>> START Supplied data

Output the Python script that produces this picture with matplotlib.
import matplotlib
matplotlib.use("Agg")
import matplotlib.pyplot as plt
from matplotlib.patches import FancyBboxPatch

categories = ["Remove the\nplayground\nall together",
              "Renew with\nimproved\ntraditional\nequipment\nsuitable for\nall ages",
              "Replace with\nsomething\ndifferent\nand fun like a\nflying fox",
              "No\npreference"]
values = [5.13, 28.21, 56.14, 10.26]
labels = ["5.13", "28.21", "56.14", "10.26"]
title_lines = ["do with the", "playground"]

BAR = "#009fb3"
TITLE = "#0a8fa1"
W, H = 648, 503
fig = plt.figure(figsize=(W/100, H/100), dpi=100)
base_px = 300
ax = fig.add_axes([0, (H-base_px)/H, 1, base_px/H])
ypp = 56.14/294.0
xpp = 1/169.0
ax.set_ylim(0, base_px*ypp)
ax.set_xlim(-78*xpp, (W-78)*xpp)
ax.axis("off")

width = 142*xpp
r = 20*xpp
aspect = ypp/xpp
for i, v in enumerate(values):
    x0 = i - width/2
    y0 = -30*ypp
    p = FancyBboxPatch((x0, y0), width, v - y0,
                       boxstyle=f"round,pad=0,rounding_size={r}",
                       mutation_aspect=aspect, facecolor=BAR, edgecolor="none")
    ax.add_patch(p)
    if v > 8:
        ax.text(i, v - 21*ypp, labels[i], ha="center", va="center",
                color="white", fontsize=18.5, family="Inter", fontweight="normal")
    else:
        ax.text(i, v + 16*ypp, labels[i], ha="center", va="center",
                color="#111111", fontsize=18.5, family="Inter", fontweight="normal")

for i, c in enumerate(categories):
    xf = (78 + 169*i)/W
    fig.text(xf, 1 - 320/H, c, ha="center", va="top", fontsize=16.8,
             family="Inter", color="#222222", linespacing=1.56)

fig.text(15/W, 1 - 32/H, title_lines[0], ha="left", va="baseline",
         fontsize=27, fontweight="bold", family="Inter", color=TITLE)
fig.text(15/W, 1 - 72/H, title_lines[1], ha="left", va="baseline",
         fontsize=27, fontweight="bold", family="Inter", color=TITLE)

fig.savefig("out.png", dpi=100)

>> END Supplied data
>> START Supplied data

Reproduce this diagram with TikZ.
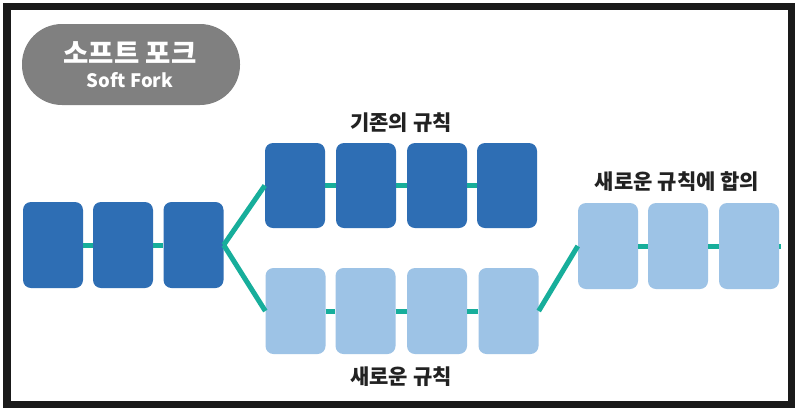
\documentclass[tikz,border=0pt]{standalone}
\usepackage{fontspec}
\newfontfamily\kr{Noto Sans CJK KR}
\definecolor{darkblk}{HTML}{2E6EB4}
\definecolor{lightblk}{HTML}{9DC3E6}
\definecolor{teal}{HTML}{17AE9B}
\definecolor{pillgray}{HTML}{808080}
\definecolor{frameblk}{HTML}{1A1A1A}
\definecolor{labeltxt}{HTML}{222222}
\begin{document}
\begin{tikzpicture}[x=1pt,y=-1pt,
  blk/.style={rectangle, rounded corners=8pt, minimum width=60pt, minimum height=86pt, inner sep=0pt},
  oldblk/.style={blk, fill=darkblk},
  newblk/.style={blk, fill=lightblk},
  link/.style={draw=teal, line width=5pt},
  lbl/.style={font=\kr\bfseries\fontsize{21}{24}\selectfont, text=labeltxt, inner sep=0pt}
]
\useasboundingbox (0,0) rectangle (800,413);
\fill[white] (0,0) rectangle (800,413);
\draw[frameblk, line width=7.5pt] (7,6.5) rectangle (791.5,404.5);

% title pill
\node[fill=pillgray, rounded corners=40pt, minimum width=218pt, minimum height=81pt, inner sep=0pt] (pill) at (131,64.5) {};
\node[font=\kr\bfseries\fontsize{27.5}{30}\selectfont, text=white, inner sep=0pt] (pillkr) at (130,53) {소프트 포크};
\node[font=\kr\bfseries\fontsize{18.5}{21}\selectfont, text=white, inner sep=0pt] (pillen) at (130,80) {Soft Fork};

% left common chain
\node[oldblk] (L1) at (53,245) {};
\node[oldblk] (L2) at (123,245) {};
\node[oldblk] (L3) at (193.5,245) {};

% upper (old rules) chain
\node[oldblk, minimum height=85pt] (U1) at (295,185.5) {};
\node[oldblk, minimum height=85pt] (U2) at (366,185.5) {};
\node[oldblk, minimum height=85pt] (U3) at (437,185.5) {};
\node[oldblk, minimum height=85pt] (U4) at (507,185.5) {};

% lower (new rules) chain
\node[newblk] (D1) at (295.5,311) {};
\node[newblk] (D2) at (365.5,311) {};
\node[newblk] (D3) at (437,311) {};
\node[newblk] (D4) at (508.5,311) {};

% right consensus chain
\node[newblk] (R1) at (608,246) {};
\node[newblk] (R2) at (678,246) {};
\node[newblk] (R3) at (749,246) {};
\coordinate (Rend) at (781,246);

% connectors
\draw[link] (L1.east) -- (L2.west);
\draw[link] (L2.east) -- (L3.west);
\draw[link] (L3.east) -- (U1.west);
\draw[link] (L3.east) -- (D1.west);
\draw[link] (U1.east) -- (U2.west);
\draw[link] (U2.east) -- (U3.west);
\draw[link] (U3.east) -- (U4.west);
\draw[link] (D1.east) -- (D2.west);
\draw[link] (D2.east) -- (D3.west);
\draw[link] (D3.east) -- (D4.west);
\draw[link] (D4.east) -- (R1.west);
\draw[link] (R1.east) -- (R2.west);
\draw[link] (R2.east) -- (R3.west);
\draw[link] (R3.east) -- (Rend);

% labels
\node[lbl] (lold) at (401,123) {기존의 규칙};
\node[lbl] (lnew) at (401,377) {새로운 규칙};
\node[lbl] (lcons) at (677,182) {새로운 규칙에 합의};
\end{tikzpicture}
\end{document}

>> END Supplied data
>> START Supplied data

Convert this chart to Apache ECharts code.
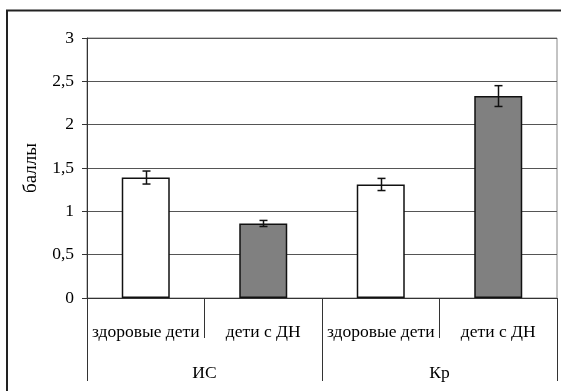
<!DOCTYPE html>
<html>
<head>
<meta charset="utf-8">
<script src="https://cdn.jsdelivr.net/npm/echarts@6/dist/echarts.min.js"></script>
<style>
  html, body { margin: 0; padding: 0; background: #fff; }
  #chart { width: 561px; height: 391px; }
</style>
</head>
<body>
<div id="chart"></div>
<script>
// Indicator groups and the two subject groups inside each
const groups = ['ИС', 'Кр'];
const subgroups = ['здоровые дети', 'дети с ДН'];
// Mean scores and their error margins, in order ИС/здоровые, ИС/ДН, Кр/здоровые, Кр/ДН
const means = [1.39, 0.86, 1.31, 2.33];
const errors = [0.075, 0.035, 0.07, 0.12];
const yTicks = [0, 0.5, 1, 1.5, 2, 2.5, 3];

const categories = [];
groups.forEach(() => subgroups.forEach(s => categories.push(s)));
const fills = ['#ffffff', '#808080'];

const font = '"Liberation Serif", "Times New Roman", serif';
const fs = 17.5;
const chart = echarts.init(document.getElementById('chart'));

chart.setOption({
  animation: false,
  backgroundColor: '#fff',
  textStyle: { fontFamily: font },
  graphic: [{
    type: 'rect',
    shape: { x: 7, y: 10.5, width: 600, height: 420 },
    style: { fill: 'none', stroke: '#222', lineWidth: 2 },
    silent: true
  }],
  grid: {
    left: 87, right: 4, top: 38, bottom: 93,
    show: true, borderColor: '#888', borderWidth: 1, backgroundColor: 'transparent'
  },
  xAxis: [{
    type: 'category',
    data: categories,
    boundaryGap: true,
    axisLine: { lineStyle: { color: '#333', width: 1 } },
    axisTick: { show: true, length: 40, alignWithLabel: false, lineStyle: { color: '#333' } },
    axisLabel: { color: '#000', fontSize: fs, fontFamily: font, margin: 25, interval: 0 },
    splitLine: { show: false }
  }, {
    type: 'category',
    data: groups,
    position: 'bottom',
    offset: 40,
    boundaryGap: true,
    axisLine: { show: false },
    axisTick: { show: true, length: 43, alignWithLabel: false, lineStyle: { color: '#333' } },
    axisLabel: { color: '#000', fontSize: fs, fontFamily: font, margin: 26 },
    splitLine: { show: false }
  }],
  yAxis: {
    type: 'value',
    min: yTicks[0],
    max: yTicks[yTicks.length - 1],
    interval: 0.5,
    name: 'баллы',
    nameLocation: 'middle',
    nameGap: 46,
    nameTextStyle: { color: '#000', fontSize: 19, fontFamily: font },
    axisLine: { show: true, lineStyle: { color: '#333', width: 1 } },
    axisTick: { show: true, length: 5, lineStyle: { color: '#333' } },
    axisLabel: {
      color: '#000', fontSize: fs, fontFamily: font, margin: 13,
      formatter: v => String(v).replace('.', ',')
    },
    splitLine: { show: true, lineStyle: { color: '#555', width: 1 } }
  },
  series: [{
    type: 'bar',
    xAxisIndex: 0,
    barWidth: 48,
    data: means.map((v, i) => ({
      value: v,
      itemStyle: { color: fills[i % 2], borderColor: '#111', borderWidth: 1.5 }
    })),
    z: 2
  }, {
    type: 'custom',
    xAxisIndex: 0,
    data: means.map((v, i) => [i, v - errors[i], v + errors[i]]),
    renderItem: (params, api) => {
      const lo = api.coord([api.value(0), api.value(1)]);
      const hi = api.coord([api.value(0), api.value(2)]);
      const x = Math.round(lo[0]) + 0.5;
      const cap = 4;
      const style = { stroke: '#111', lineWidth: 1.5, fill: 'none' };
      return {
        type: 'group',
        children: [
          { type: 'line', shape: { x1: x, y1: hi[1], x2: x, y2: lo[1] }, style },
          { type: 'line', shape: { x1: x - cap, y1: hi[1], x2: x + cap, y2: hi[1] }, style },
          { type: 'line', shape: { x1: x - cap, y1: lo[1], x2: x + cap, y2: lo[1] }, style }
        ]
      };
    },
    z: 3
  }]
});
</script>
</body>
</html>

>> END Supplied data

[Task details] Taking the entries above, extract every line from the one bearing "Convert this chart to Apache ECharts code." through the one bearing "const chart = echarts.init(document.getElementById('chart'));", exactly, with no pictures.

[Solution below]
Convert this chart to Apache ECharts code.
<!DOCTYPE html>
<html>
<head>
<meta charset="utf-8">
<script src="https://cdn.jsdelivr.net/npm/echarts@6/dist/echarts.min.js"></script>
<style>
  html, body { margin: 0; padding: 0; background: #fff; }
  #chart { width: 561px; height: 391px; }
</style>
</head>
<body>
<div id="chart"></div>
<script>
// Indicator groups and the two subject groups inside each
const groups = ['ИС', 'Кр'];
const subgroups = ['здоровые дети', 'дети с ДН'];
// Mean scores and their error margins, in order ИС/здоровые, ИС/ДН, Кр/здоровые, Кр/ДН
const means = [1.39, 0.86, 1.31, 2.33];
const errors = [0.075, 0.035, 0.07, 0.12];
const yTicks = [0, 0.5, 1, 1.5, 2, 2.5, 3];

const categories = [];
groups.forEach(() => subgroups.forEach(s => categories.push(s)));
const fills = ['#ffffff', '#808080'];

const font = '"Liberation Serif", "Times New Roman", serif';
const fs = 17.5;
const chart = echarts.init(document.getElementById('chart'));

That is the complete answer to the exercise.